The wrong tungsten makes a TIG arc wander, spit, or overheat the electrode. This tool picks the right diameter, alloy, and tip preparation for your material, thickness, and current type, and tells you the amperage band so the electrode is neither starved nor cooked.
How it works
Amperage is the anchor. The calculator estimates working current from thickness using the classic rule of about one amp per 0.025 mm of steel, scaling up for aluminum on AC and down slightly for stainless:
amps = (thickness_mm / 0.025) × material_factor
It then selects the smallest electrode diameter whose published amperage band covers that current.
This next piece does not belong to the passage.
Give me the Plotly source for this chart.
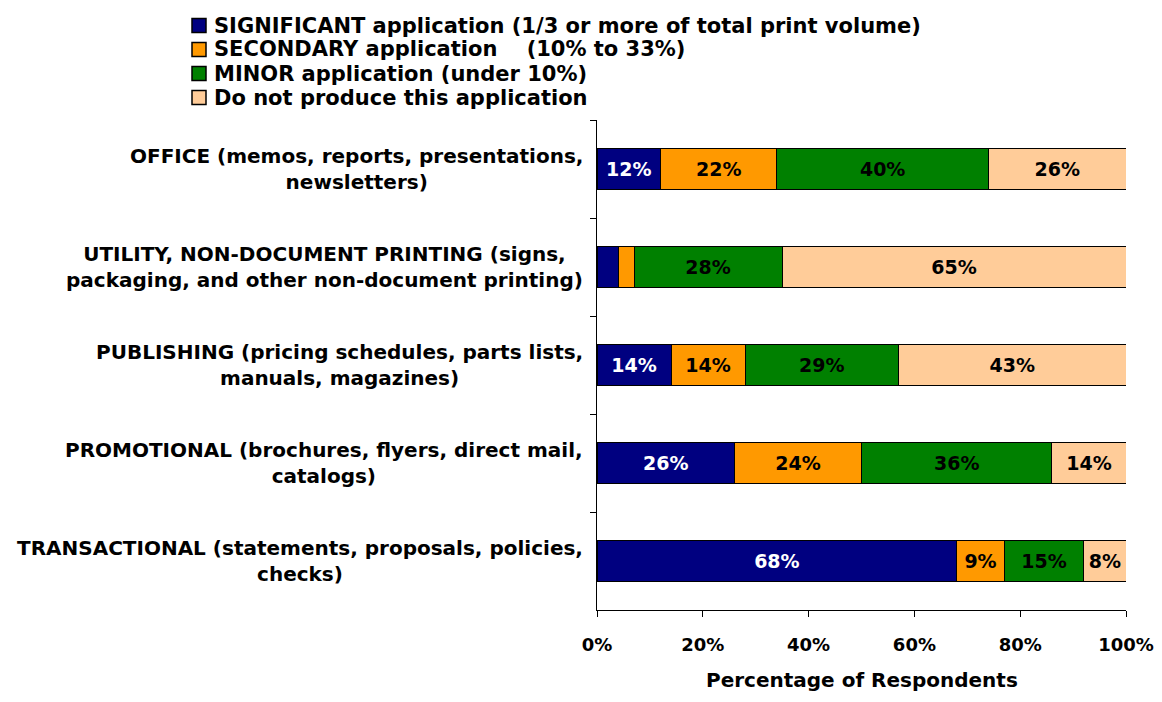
import plotly.graph_objects as go

categories = [
    "OFFICE (memos, reports, presentations,<br>newsletters)",
    "UTILITY, NON-DOCUMENT PRINTING (signs,<br>packaging, and other non-document printing)",
    "PUBLISHING (pricing schedules, parts lists,<br>manuals, magazines)",
    "PROMOTIONAL (brochures, flyers, direct mail,<br>catalogs)",
    "TRANSACTIONAL (statements, proposals, policies,<br>checks)",
]
significant = [12, 4, 14, 26, 68]
secondary = [22, 3, 14, 24, 9]
minor = [40, 28, 29, 36, 15]
not_produced = [26, 65, 43, 14, 8]

series_names = [
    "SIGNIFICANT application (1/3 or more of total print volume)",
    "SECONDARY application &nbsp;&nbsp;&nbsp;(10% to 33%)",
    "MINOR application (under 10%)",
    "Do not produce this application",
]
series_vals = [significant, secondary, minor, not_produced]
colors = ["#000080", "#FF9900", "#008000", "#FFCC99"]
text_colors = ["white", "black", "black", "black"]

FONT = "DejaVu Sans, Arial, sans-serif"

# plot area in pixels (inside the 8px page margin)
W, H = 1146, 686
L, T, PW, PH = 589, 112, 529, 490

fig = go.Figure()
for name, vals, color, tcolor in zip(series_names, series_vals, colors, text_colors):
    fig.add_trace(go.Bar(
        name=name,
        y=categories,
        x=vals,
        orientation="h",
        showlegend=False,
        marker=dict(color=color, line=dict(color="black", width=1)),
        text=[f"{v}%" if v >= 8 else "" for v in vals],
        textposition="inside",
        insidetextanchor="middle",
        textangle=0,
        constraintext="none",
        textfont=dict(family=FONT, size=19, color=tcolor, weight="bold"),
    ))

# category labels, centred lines, right edge just left of the axis
for cat in categories:
    fig.add_annotation(
        x=0, xref="paper", y=cat, yref="y",
        text=cat, showarrow=False, xanchor="right", align="center",
        xshift=-12,
        font=dict(family=FONT, size=20, color="black", weight="bold"),
    )

# hand-built legend (tighter row spacing than plotly's own legend)
def px_x(x):
    return (x - (L + 8)) / PW

def px_y(y):
    return (T + 8 + PH - y) / PH

row0, row_step, sq = 25.5, 24, 14
for i, (name, color) in enumerate(zip(series_names, colors)):
    cy = row0 + i * row_step
    fig.add_shape(
        type="rect", xref="paper", yref="paper",
        x0=px_x(192), x1=px_x(192 + sq),
        y0=px_y(cy + sq / 2), y1=px_y(cy - sq / 2),
        fillcolor=color, line=dict(color="black", width=1.5),
    )
    fig.add_annotation(
        x=px_x(212), xref="paper", y=px_y(cy), yref="paper",
        text=name, showarrow=False, xanchor="left", yanchor="middle",
        font=dict(family=FONT, size=21, color="black", weight="bold"),
    )

# x axis title, sitting low like the original
fig.add_annotation(
    x=0.5, xref="paper", y=px_y(680), yref="paper",
    text="Percentage of Respondents", showarrow=False,
    xanchor="center", yanchor="middle",
    font=dict(family=FONT, size=20, color="black", weight="bold"),
)

fig.update_layout(
    barmode="stack",
    bargap=0.59,
    width=W, height=H,
    paper_bgcolor="white", plot_bgcolor="white",
    margin=dict(l=L, r=W - L - PW, t=T, b=H - T - PH, autoexpand=False),
    font=dict(family=FONT, color="black"),
    xaxis=dict(
        range=[0, 100],
        tickvals=[0, 20, 40, 60, 80, 100],
        ticktext=["0%", "20%", "40%", "60%", "80%", "100%"],
        ticks="outside", ticklen=6, tickcolor="black",
        ticklabelstandoff=12,
        automargin=False,
        showline=True, linecolor="black", linewidth=1,
        showgrid=False, zeroline=False,
        tickfont=dict(family=FONT, size=18, weight="bold"),
    ),
    yaxis=dict(
        autorange="reversed",
        automargin=False,
        showticklabels=False,
        ticks="outside", ticklen=6, tickcolor="black", tickson="boundaries",
        showline=True, linecolor="black", linewidth=1,
        showgrid=False,
    ),
)

fig.write_html("out.html")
AC bands are lower than DC bands for the same diameter because alternating current heats the electrode on both polarity halves. Tip prep follows current type: DCEN gets a ground, lightly truncated point; AC gets a balled tip; and the alloy defaults to non-radioactive 2% ceriated or lanthanated, with thoriated offered for steady high-amp DC.
Example and tips
Welding 3 mm mild steel on DCEN gives roughly 120 A, which lands on a 3/32 in (2.4 mm) electrode ground to a fine truncated point. Switch to 3 mm aluminum on AC and the heat demand rises, pushing toward the same or the next diameter up with a balled tip. Always grind lengthwise, keep a dedicated wheel for tungsten, and back off the amperage if the tip starts to melt or the arc spits.